Par ailleurs, le tribunal a constaté que la société MCG, ainsi que sa présidente, étaient mises en cause, au regard de situations de conflits d’intérêts, dans plusieurs procédures, « notamment pénale et devant l’Autorité de la concurrence ».

Des manquements imputables à la société MCG, « qui se sont poursuivis pendant plusieurs années », et qui « portent préjudice de manière grave et répétée au bon fonctionnement du port » et « traduisent une mauvaise gestion par le délégataire du service public ainsi qu’un mauvais usage des deniers publics qui y sont affectés ».

« Tarifs illégaux »

Mansour Kamardine alors président du conseil portuaire, avait dénoncé les nombreux écarts au droit

L’Union maritime de Norbert Martinez, Christian Corre et Gilles Perzo, l’a constamment dénoncé, et le tribunal l’écrit noir sur blanc : « La décision retient que l’application de tarifs illégaux depuis 2016 a nécessairement eu des répercussions sur le prix des biens et des marchandises et porte ainsi atteinte au bon développement de l’île de Mayotte ».

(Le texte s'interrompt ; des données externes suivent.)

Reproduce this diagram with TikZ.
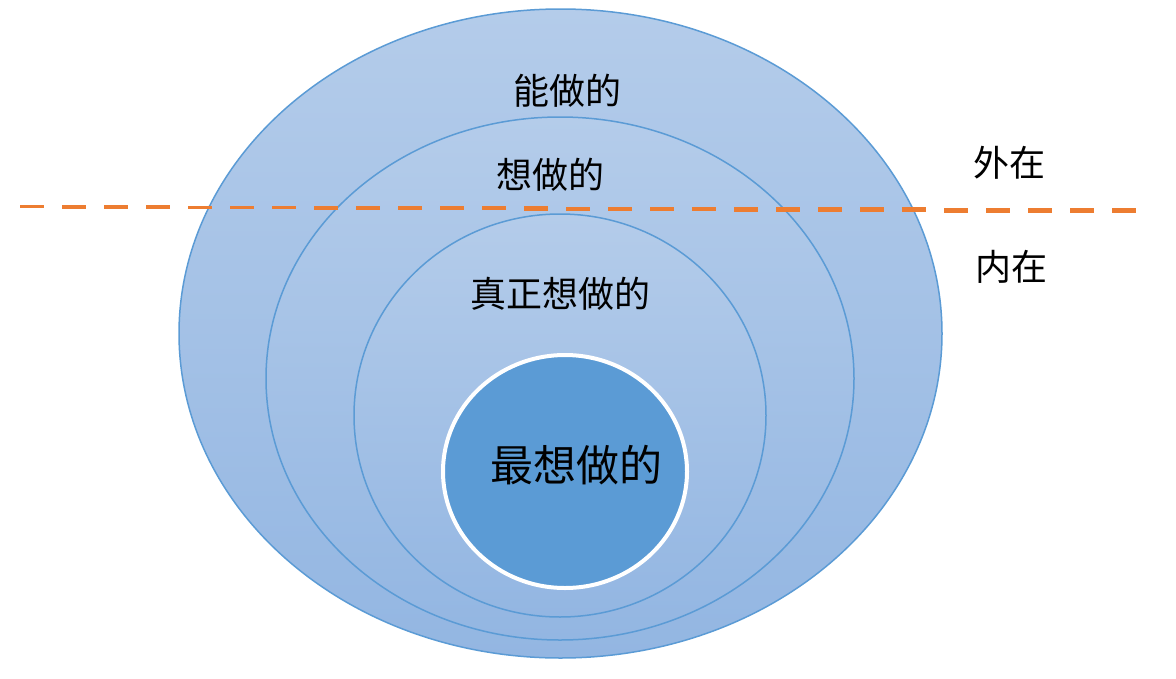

Il en déduit que la poursuite de l’exécution du contrat de délégation de service public est manifestement contraire à l’intérêt général.

L’ex-député Mansour Kamardine avait dénoncé cet état de fait et émis l’éventualité de l’existence d’un délit de concussion, « le fait, pour une personne dépositaire de l’autorité publique en charge d’une mission de service public, de sciemment exiger de percevoir une somme indue », rapportait-il dans nos colonnes.

Pour permettre au conseil départemental de se retourner, et d’organiser un nouveau mode de fonctionnement du port, le tribunal a prononcé la résiliation avec un effet différé au 1er septembre 2026. Il a, par ailleurs, dans son jugement, fait état des solutions juridiques qui permettront au département d’assurer la continuité du service public le temps d’organiser la gestion future du port.

Il en résulte que l’actuelle délégation de service public liant le département de Mayotte et la société MCG prendra fin au 1er septembre 2026.